As for the interface... well, that's a toughie. At present, I think I could sneak ratings into my daily routine by monitoring my BookmarkBlogger use and watching the disclosure triangle clicks and link visits in my AmphetaOutlines based news aggregator. I could easily see adding an iTunes-like 5-star rating interface, but unless I get some pretty significant payoff from painstakingly rating things, I'll never use it. At least in iTunes, I get to have playlists of my faves automatically jumbled together, if I remember to use the ratings in the moment.



The cool thing will be when sites like Technorati and Feedster start using these ratings, but the even cooler thing is when all that's on my desktop. This could be easy, though, couldn't it? What do we call it, Syndicated Whuffie?



(Which reminds me: Eventually, we really gotta get back to the subscription problem. All these agents polling files everywhere will get to be nasty. Obviously. This has been talked about already, but little has happened. We need some ?PubSub, maybe some caches and concentrators. All stuff that's been mentioned in passing before, and left by the wayside as unsexy.)

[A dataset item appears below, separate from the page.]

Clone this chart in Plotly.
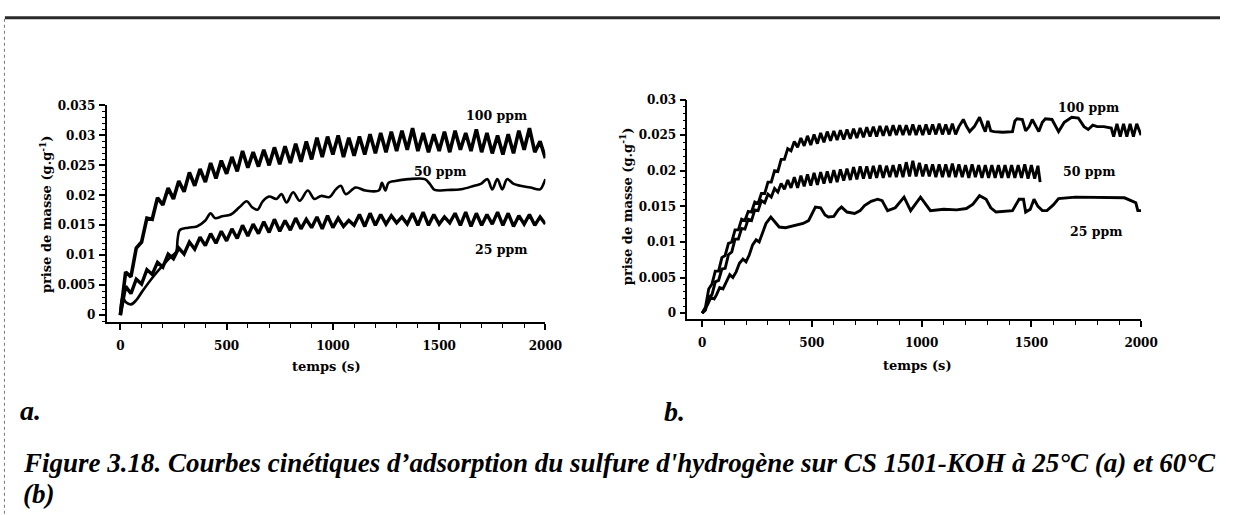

shortname=syndicated_whuffie

Archived Comments

  • You might want to take a look at parss: http://weblogs.at/parss
  • Something else that keeps cropping up and being left by the wayside a lot these days: Bayesian Filtering for RSS feeds. ;)
  • Something else that keeps cropping up and being left by the wayside a lot these days: Bayesian Filtering for RSS feeds. ;)
  • I've been pontificating about this stuff on and off on my own weblog lately... nice to know that others are thinking about it too. :)
  • The best rating systems are the ones that are a side effect of "normal" behaviour. Maybe you should just give a +1 to any item and/or feed that you click through in the aggregator to view in the parent website. this is much more likely to generate meaningful metadata than relying on human rating. Re. Republishing feeds, I already republish RSS for the composite topics on Ecademy. eg WiFi weblogs = http://wifi.ecademy.com/module.php?mod=import&op=rssbundle&id=14 Interestingly, I read the feed into a database cleaning it up in the process. The re-published feed is read out of the database so the items are not necessarily what went in.
  • I'm with Julian. I don't see a huge value here over (a) using a BlogRoll as rating for sites/channels, and (b) individual links as rating for specific items (not good/bad, but worth of comment, which seems more important for this context).
  • I'm with Julian. I don't see a huge value here over (a) using a BlogRoll as rating for sites/channels, and (b) individual links as rating for specific items (not good/bad, but worth of comment, which seems more important for this context).
  • I think this is very important stuff. re. ratings systems - a mix of implicit (comments, links) and explicit (rate this!) is probably what's needed. There are also a lot of possibilities for personal knowledge bases, which could also help in the filtering processes. re. republishing - yep, there's a lot more we can do here : read feed, *process*, republish re. P2P - I don't think there's even a mark on the surface yet... (of course I'm playing with all of these in IdeaGraph ;-)
  • I too have been working on something similar. I call it Intelli-Aggie (name subject to change!). It is what I would call a "content sensitive" RSS aggregator. Instead of learning from your friends's recommendations etc, the system tries to learn from your reading habits, your preferences and interests etc. Just before I came across this entry, I had justed posted an example of the generated news pages. If you are interested, do take a look at http://www.srijith.net/trinetre/archives/2003/07/04/index.shtml#000290 The initial thoughts are scribbled at http://www.srijith.net/trinetre/archives/2003/05/12/index.shtml#000230
  • This is the primary goal of the NewsMonster project actually. The biggest problem right now is getting past Metcalfe's law. All the code is done including the trust metric and the implicit/explicit certification data (ratings) but we don't have enough active users. We are working on leveraging the full trust network via a more expansive transitive trust algoritm but it will be a week or so before I can get that code in and I want to ship 1.0 by monday. The biggest problem right now is that the project has very lofty goals. Most of our users are worried about more daily issue where I want to focus on the reputation components. It is all good though. It will happen soon enough.